> _Problem statement_:
Check each line of the records below for the word "this" and copy those where it appears.

* START Material shown *

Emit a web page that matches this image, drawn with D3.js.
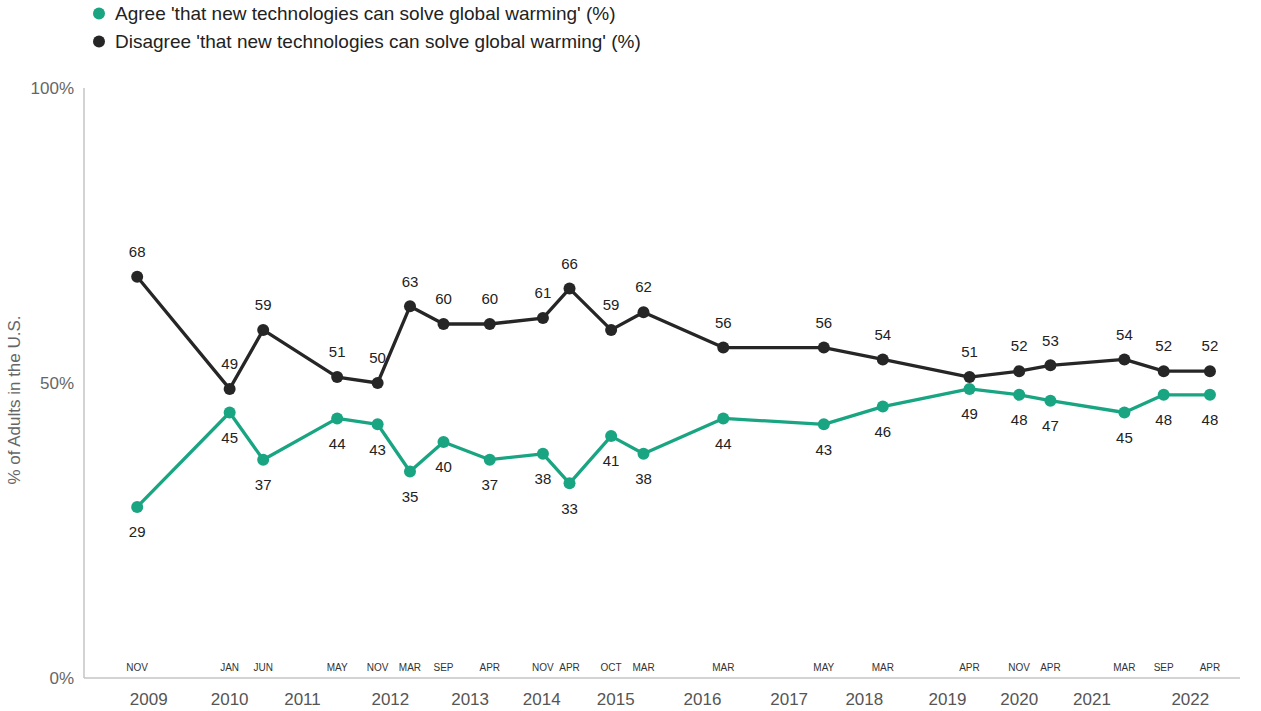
<!DOCTYPE html>
<html>
<head>
<meta charset="utf-8">
<script src="https://cdn.jsdelivr.net/npm/d3@7"></script>
<style>
  html, body { margin: 0; padding: 0; background: #fff; }
  svg { display: block; font-family: "Liberation Sans", Arial, sans-serif; }
</style>
</head>
<body>
<div id="chart"></div>
<script>
// --- DATA ---
// survey months, in order
const surveyMonths = ['NOV', 'JAN', 'JUN', 'MAY', 'NOV', 'MAR', 'SEP', 'APR', 'NOV', 'APR', 'OCT',
    'MAR', 'MAR', 'MAY', 'MAR', 'APR', 'NOV', 'APR', 'MAR', 'SEP', 'APR'];
// where each survey sits along the timeline (0 = left edge of axis, 100 = right edge)
const surveyPos = [4.6, 12.6, 15.5, 21.9, 25.4, 28.2, 31.1, 35.1, 39.7, 42.0, 45.6,
    48.4, 55.3, 64.0, 69.1, 76.6, 80.9, 83.6, 90.0, 93.4, 97.4];
const agreeValues = [29, 45, 37, 44, 43, 35, 40, 37, 38, 33, 41,
    38, 44, 43, 46, 49, 48, 47, 45, 48, 48];
const disagreeValues = [68, 49, 59, 51, 50, 63, 60, 60, 61, 66, 59,
    62, 56, 56, 54, 51, 52, 53, 54, 52, 52];

const yearLabels = ['2009', '2010', '2011', '2012', '2013', '2014', '2015',
    '2016', '2017', '2018', '2019', '2020', '2021', '2022'];
const yearPos = [5.6, 12.6, 18.9, 26.5, 33.4, 39.6, 46.0, 53.5, 61.0, 67.5, 74.7, 80.9, 87.2, 95.7];

const yTicks = [0, 50, 100];

const seriesNames = [
    "Agree 'that new technologies can solve global warming' (%)",
    "Disagree 'that new technologies can solve global warming' (%)"
];

const GREEN = '#19a582';
const BLACK = '#262626';

// --- CHART ---
const W = 1261, H = 711;
const margin = {top: 88, right: 21, bottom: 33, left: 84};

const svg = d3.select('#chart').append('svg')
    .attr('width', W)
    .attr('height', H);

svg.append('rect').attr('width', W).attr('height', H).attr('fill', '#fff');

const x = d3.scaleLinear().domain([0, 100]).range([margin.left, W - margin.right]);
const y = d3.scaleLinear().domain([0, 100]).range([H - margin.bottom, margin.top]);

// axes (plain lines, no ticks)
svg.append('line')
    .attr('x1', x(0)).attr('x2', x(0))
    .attr('y1', y(100)).attr('y2', y(0))
    .attr('stroke', '#c4c4c4').attr('stroke-width', 1.5);
svg.append('line')
    .attr('x1', x(0)).attr('x2', x(100))
    .attr('y1', y(0)).attr('y2', y(0))
    .attr('stroke', '#c4c4c4').attr('stroke-width', 1.5);

// y tick labels
svg.selectAll('.ytick')
    .data(yTicks)
    .join('text')
    .attr('class', 'ytick')
    .attr('x', x(0) - 10)
    .attr('y', d => y(d))
    .attr('dy', '0.35em')
    .attr('text-anchor', 'end')
    .attr('fill', '#666')
    .style('font-size', '17px')
    .text(d => d + '%');

// y axis title
svg.append('text')
    .attr('transform', 'translate(20,400) rotate(-90)')
    .attr('text-anchor', 'middle')
    .attr('fill', '#666')
    .style('font-size', '17px')
    .text('% of Adults in the U.S.');

// month labels just above the x axis
svg.selectAll('.month')
    .data(surveyMonths)
    .join('text')
    .attr('class', 'month')
    .attr('x', (d, i) => x(surveyPos[i]))
    .attr('y', y(0) - 11)
    .attr('dy', '0.35em')
    .attr('text-anchor', 'middle')
    .attr('fill', '#333')
    .style('font-size', '10px')
    .text(d => d);

// year labels below the axis
svg.selectAll('.year')
    .data(yearLabels)
    .join('text')
    .attr('class', 'year')
    .attr('x', (d, i) => x(yearPos[i]))
    .attr('y', y(0) + 21)
    .attr('dy', '0.35em')
    .attr('text-anchor', 'middle')
    .attr('fill', '#555')
    .style('font-size', '17px')
    .text(d => d);

// --- SERIES ---
const series = [
    {values: disagreeValues, color: BLACK, labelDy: -25},
    {values: agreeValues, color: GREEN, labelDy: 25}
];

const line = d3.line()
    .x((d, i) => x(surveyPos[i]))
    .y(d => y(d));

series.forEach(s => {
    const g = svg.append('g');
    g.append('path')
        .datum(s.values)
        .attr('fill', 'none')
        .attr('stroke', s.color)
        .attr('stroke-width', 3.3)
        .attr('stroke-linejoin', 'round')
        .attr('d', line);

    g.selectAll('circle')
        .data(s.values)
        .join('circle')
        .attr('cx', (d, i) => x(surveyPos[i]))
        .attr('cy', d => y(d))
        .attr('r', 6)
        .attr('fill', s.color);

    g.selectAll('text')
        .data(s.values)
        .join('text')
        .attr('x', (d, i) => x(surveyPos[i]))
        .attr('y', d => y(d) + s.labelDy)
        .attr('dy', '0.35em')
        .attr('text-anchor', 'middle')
        .attr('fill', '#222')
        .style('font-size', '15px')
        .text(d => d);
});

// --- LEGEND ---
const legend = svg.append('g');
[GREEN, BLACK].forEach((c, i) => {
    legend.append('circle')
        .attr('cx', 99)
        .attr('cy', 13.5 + i * 28)
        .attr('r', 6)
        .attr('fill', c);
    legend.append('text')
        .attr('x', 115)
        .attr('y', 13.5 + i * 28)
        .attr('dy', '0.35em')
        .attr('fill', '#222')
        .style('font-size', '19px')
        .text(seriesNames[i]);
});
</script>
</body>
</html>
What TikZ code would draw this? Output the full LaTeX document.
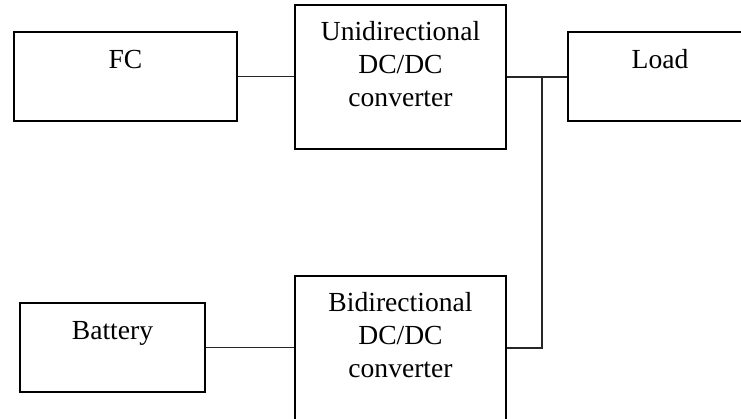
\documentclass[tikz,border=0pt]{standalone}
\usepackage{fontspec}
\setmainfont{Liberation Serif}
\begin{document}
\begin{tikzpicture}[x=0.02cm, y=-0.02cm,
    every node/.style={font=\fontsize{15.7}{18.8}\selectfont},
    unitbox/.style={draw, line width=0.6pt, minimum height=1.78cm, inner sep=0pt},
    convbox/.style={draw, line width=0.6pt, minimum width=4.22cm,
                    minimum height=2.88cm, inner sep=0pt},
    caption/.style={anchor=base, align=center, inner sep=0pt},
    wire/.style={line width=0.6pt, black!85}]
  \useasboundingbox (0,0) rectangle (741,419);
  \clip (0,0) rectangle (741,419);
  % top row
  \node[unitbox, minimum width=4.46cm] (fc) at (125.5,76.5) {};
  \node[caption] (fc-t) at ([yshift=-0.75cm]fc.north) {FC};
  \node[convbox] (uni) at (400.5,77) {};
  % base of a multi-line caption is its last line
  \node[caption] (uni-t) at ([yshift=-2.04cm]uni.north)
      {Unidirectional\\DC/DC\\converter};
  \node[unitbox, minimum width=3.68cm] (load) at (660,76.5) {};
  \node[caption] (load-t) at ([yshift=-0.75cm]load.north) {Load};
  % bottom row
  \node[unitbox, minimum width=3.7cm] (bat) at (112.5,347.5) {};
  \node[caption] (bat-t) at ([yshift=-0.74cm]bat.north) {Battery};
  \node[convbox] (bi) at (400.5,348) {};
  \node[caption] (bi-t) at ([yshift=-2.04cm]bi.north)
      {Bidirectional\\DC/DC\\converter};
  % dc bus
  \coordinate (jn) at (542,77);
  \draw[wire] (fc.east) -- (fc.east -| uni.west);
  \draw[wire] (uni.east) -- (jn) -- (jn -| load.west);
  \draw[wire] (bat.east) -- (bat.east -| bi.west);
  \draw[wire] (bi.east) -| (jn);
\end{tikzpicture}
\end{document}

* END Material shown *

> _Task answer_:
Emit a web page that matches this image, drawn with D3.js.
What TikZ code would draw this? Output the full LaTeX document.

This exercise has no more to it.